Fantasizing and Mr. Darcy.


Colin Firth as Mr Darcy (from the Sydney Morning Herald) Posted by Hello

Fine, fine. I have succumbed to my latent desires and will write about a subject I know nothing about: men.

Particularly tall, dark-eyed men.

And apparently, I'm not the only one who unabashedly adores Mr. Darcy. According to this article in the Sydney Morning Herald, Mr. Darcy is women's favorite fictional romantic icon in the UK. He is the hero of Jane Austen's beloved romance, Pride and Prejudice, which also introduces us to lovable heroine Elizabeth Bennett.

The Orange Prize for Fiction polled 1900 women across the generations and found that 'dashing' Mr. Darcy emerged on top, writes Cherry Potter. But she remains puzzled--as do I--over the fact that Mr. Darcy was also the fictional character that women would most like invite to a dinner party...

because he is a grump. That's his character--forbidding, repressed, rude, condescending--just as Jane Austen describes it. But he remains to be fantastically good-looking, morally upright, and broodingly sexy, a combination most women seem to have found potent.

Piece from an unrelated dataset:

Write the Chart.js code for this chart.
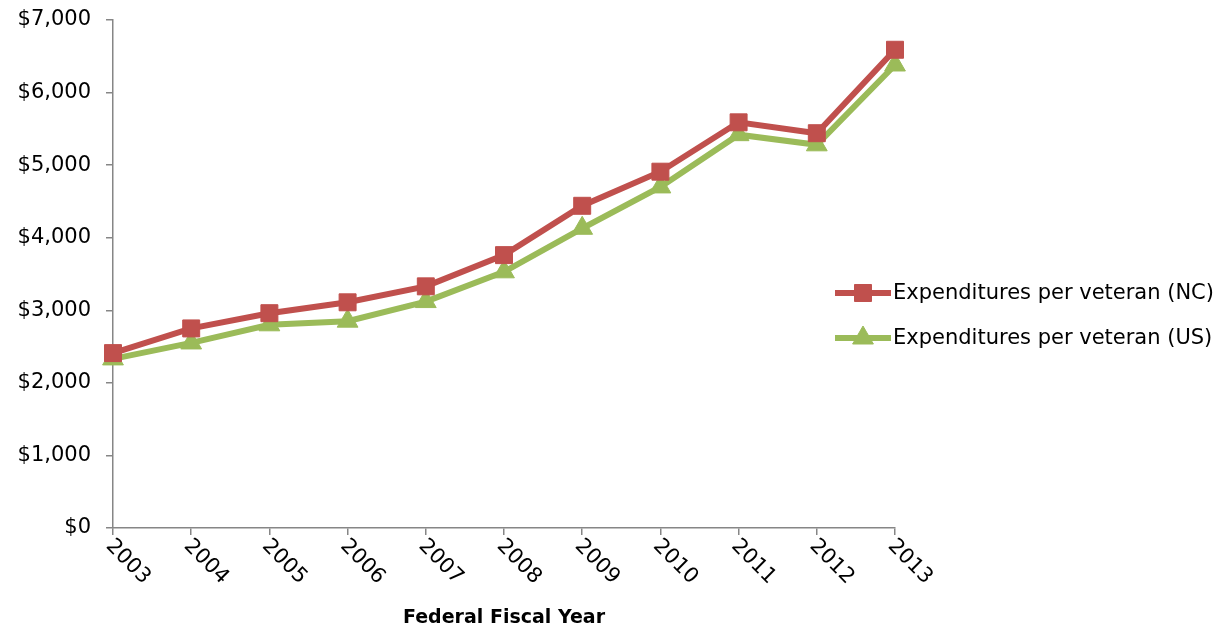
<!DOCTYPE html>
<html>
<head>
<meta charset="utf-8">
<script src="https://cdn.jsdelivr.net/npm/chart.js@4.4.1/dist/chart.umd.min.js"></script>
<style>
html,body{margin:0;padding:0;background:#fff;}
#wrap{width:1220px;height:630px;position:relative;}
</style>
</head>
<body>
<div id="wrap"><canvas id="c" width="1220" height="630"></canvas></div>
<script>
const years = ["2003","2004","2005","2006","2007","2008","2009","2010","2011","2012","2013"];
const ncValues = [2410, 2750, 2960, 3110, 3330, 3760, 4440, 4910, 5590, 5440, 6590];
const usValues = [2330, 2550, 2800, 2850, 3120, 3530, 4130, 4700, 5420, 5280, 6380];
const ncLabel = "Expenditures per veteran (NC)";
const usLabel = "Expenditures per veteran (US)";
const xTitle = "Federal Fiscal Year";

const FONT = "'DejaVu Sans', sans-serif";
const AXIS = "#868686";

function drawExtras(chart) {
  const ctx = chart.ctx;
  const xs = chart.scales.x;
  const ca = chart.chartArea;
  ctx.save();
  ctx.fillStyle = "#000";
  ctx.font = "21px " + FONT;
  ctx.textAlign = "left";
  ctx.textBaseline = "middle";
  years.forEach((y, i) => {
    const px = xs.getPixelForTick(i);
    ctx.save();
    ctx.translate(px - 4, ca.bottom + 15);
    ctx.rotate(Math.PI / 4);
    ctx.fillText(y, 0, 0);
    ctx.restore();
  });
  ctx.font = "bold 19px " + FONT;
  ctx.textAlign = "center";
  ctx.fillText(xTitle, (ca.left + ca.right) / 2, 618);
  const lx = 835, lw = 56;
  const ys = [293, 338];
  chart.data.datasets.forEach((ds, i) => {
    const yy = ys[i];
    ctx.strokeStyle = ds.borderColor;
    ctx.lineWidth = 6;
    ctx.beginPath();
    ctx.moveTo(lx, yy);
    ctx.lineTo(lx + lw, yy);
    ctx.stroke();
    ctx.fillStyle = ds.backgroundColor;
    ctx.strokeStyle = ds.borderColor;
    ctx.lineWidth = 1;
    Chart.helpers.drawPoint(ctx, { pointStyle: ds.pointStyle, radius: ds.pointRadius, borderWidth: 1 }, lx + lw / 2, yy);
    ctx.fillStyle = "#000";
    ctx.font = "21px " + FONT;
    ctx.textAlign = "left";
    ctx.fillText(ds.label, lx + lw + 2, yy + 1);
  });
  ctx.restore();
}

new Chart(document.getElementById('c'), {
  type: 'line',
  data: {
    labels: years,
    datasets: [
      {
        label: ncLabel, data: ncValues,
        borderColor: "#C0504D", backgroundColor: "#C0504D",
        borderWidth: 6, pointStyle: 'rect', pointRadius: 12,
        pointBorderWidth: 1, pointHoverRadius: 12, tension: 0
      },
      {
        label: usLabel, data: usValues,
        borderColor: "#9BBB59", backgroundColor: "#9BBB59",
        borderWidth: 6, pointStyle: 'triangle', pointRadius: 12,
        pointBorderWidth: 1, pointHoverRadius: 12, tension: 0
      }
    ]
  },
  options: {
    responsive: false,
    animation: false,
    events: [],
    layout: { padding: { top: 20, right: 325, left: 0, bottom: 0 } },
    plugins: {
      legend: { display: false },
      tooltip: { enabled: false }
    },
    scales: {
      x: {
        offset: false,
        grid: { display: true, drawOnChartArea: false, color: AXIS, tickLength: 7, lineWidth: 1.5 },
        border: { color: AXIS, width: 1.5 },
        ticks: { display: false },
        afterFit(s) { s.height = 102; s.paddingLeft = 0; s.paddingRight = 0; }
      },
      y: {
        min: 0, max: 7000,
        grid: { display: true, drawOnChartArea: false, color: AXIS, tickLength: 7, lineWidth: 1.5 },
        border: { color: AXIS, width: 1.5 },
        ticks: {
          stepSize: 1000, color: "#000", padding: 15,
          font: { family: FONT, size: 21 },
          callback: v => "$" + v.toLocaleString("en-US")
        },
        afterFit(s) { s.width = 113; s.paddingTop = 0; s.paddingBottom = 0; }
      }
    }
  },
  plugins: [{ id: 'extras', afterDraw: drawExtras }]
});
</script>
</body>
</html>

Even the irrepressible Anne in Anne of the Island writes of her ideal man as thus:
Tall and handsome and distinguished-looking -- dark, melancholy, inscrutable eyes -- melting, musical, sympathetic voice -- yes, the very hero of her dreams stood before her in the flesh. He could not have more closely resembled her ideal if he had been made to order. (Click here for whole chapter)
So what is it about Mr. Darcy that turns otherwise smart, intelligent women into slavering lovefools? Apparently, writes Potter, it is "that they will be the one and only woman to discover the key to unlocking a man's tortured soul, thus setting free his hidden passions."

That was the trend two centuries ago, when patriarchal society wielded a lot of power, making slim the chances of women knowing a man until her marriage to him. Males were severe, dominant, and repressive. It was only natural for a woman to feel that she could be the one to set him free from these.

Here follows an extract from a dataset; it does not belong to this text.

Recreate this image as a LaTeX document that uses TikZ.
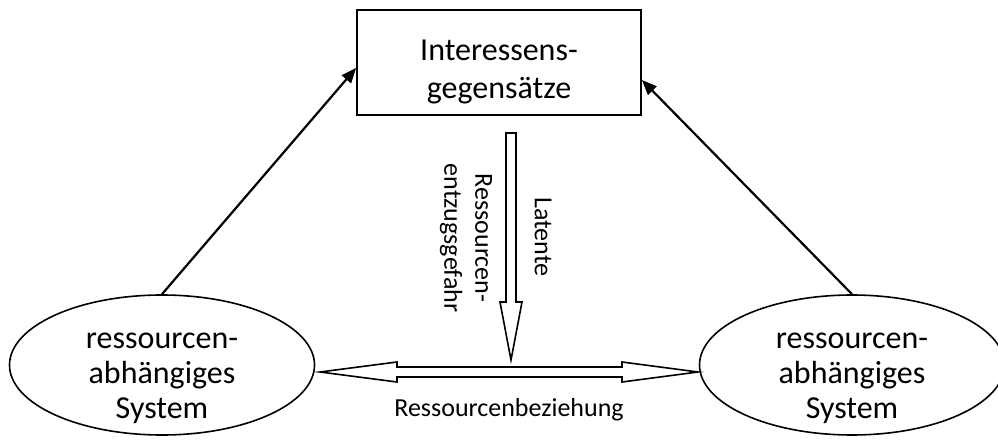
\documentclass[tikz,border=0pt]{standalone}
\usepackage{fontspec}
\setmainfont{Carlito}
\usetikzlibrary{arrows.meta,shapes.geometric}
\begin{document}
\begin{tikzpicture}[x=1pt,y=-1pt,
  big/.style={font=\fontsize{32}{35}\selectfont, align=center},
  small/.style={font=\fontsize{26}{31}\selectfont, align=center},
  sys/.style={draw, ellipse, line width=1.6pt, minimum width=305pt, minimum height=140pt, inner sep=0pt},
  link/.style={line width=2.2pt, -{Triangle[length=15pt,width=12pt]}},
  hollow/.style={draw, line width=1.6pt, fill=white, line join=miter}]
\useasboundingbox (0,0) rectangle (998,443);
\node[draw, line width=1.8pt, minimum width=284pt, minimum height=105pt] (box) at (499,62.5) {};
\node[big, font=\fontsize{32}{38}\selectfont] (boxt) at (499,72) {Interessens-\\gegensätze};
\node[sys] (lE) at (162,365) {};
\node[sys] (rE) at (852,365) {};
\node[big] (lEt) at (162,378) {ressourcen-\\abhängiges\\System};
\node[big] (rEt) at (852,378) {ressourcen-\\abhängiges\\System};
\draw[link] (lE.north) -- (box.west |- {(0,68)});
\draw[link] (rE.north) -- (box.east |- {(0,80)});
% vertical hollow arrow
\draw[hollow] (506,133) -- (516,133) -- (516,302) -- (522,302) -- (511,360) -- (500,302) -- (506,302) -- cycle;
% horizontal hollow double arrow
\draw[hollow] (320,372) -- (397,362) -- (397,367) -- (622,367) -- (622,362) -- (698,372) -- (622,382) -- (622,377) -- (397,377) -- (397,382) -- cycle;
\node[small, rotate=-90] (lat) at (543,237) {Latente};
\node[small, rotate=-90] (rg) at (466,238) {Ressourcen-\\entzugsgefahr};
\node[small] (rb) at (509,410) {Ressourcenbeziehung};
\end{tikzpicture}
\end{document}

But Potter asks the question that begs to be asked: why does Darcy continue to have a compelling hold over women, particularly educated literary feminist women, in the 21st century? According to publisher Carol Welch, Pride and Prejudice encouraged her to read, but it also encouraged her "to fall for moody, charismatic, seemingly unattainable men, with unfortunately less happy results than for Jane Austen's heroine."

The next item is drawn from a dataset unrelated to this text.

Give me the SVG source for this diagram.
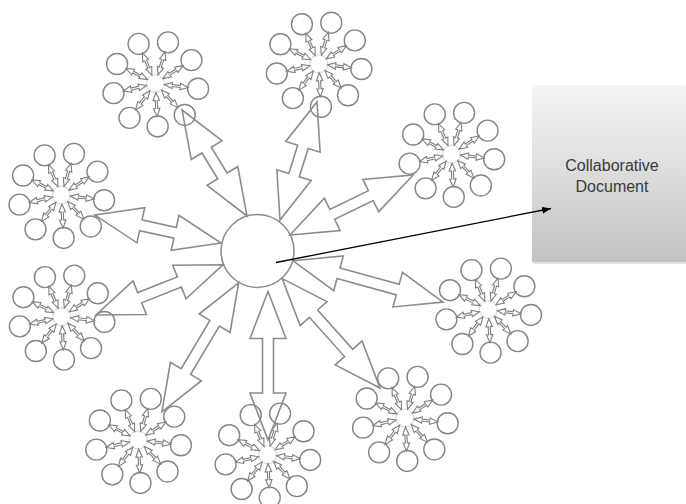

That is the reality, Potter says. Modern women should know better by now. "The fact is dark, smouldering, moody, charismatic, arrogant Darcy types, whom we hate at first sight and later fall in love with, often - particularly after we have married them - turn out to be rigid, dominating and controlling."

And what of the males? Women say they want men who are emotionally intelligent, sensitive, flexible, all the attributes of the modern perfect male. But Potter writes that these same women are fantasizing "over a fictional character who is the epitome of the dominant patriarchal male. No wonder men are confused."

Women must be confused too. But for the meanwhile, the Mr. Darcys of this world will continue to be loved and adored.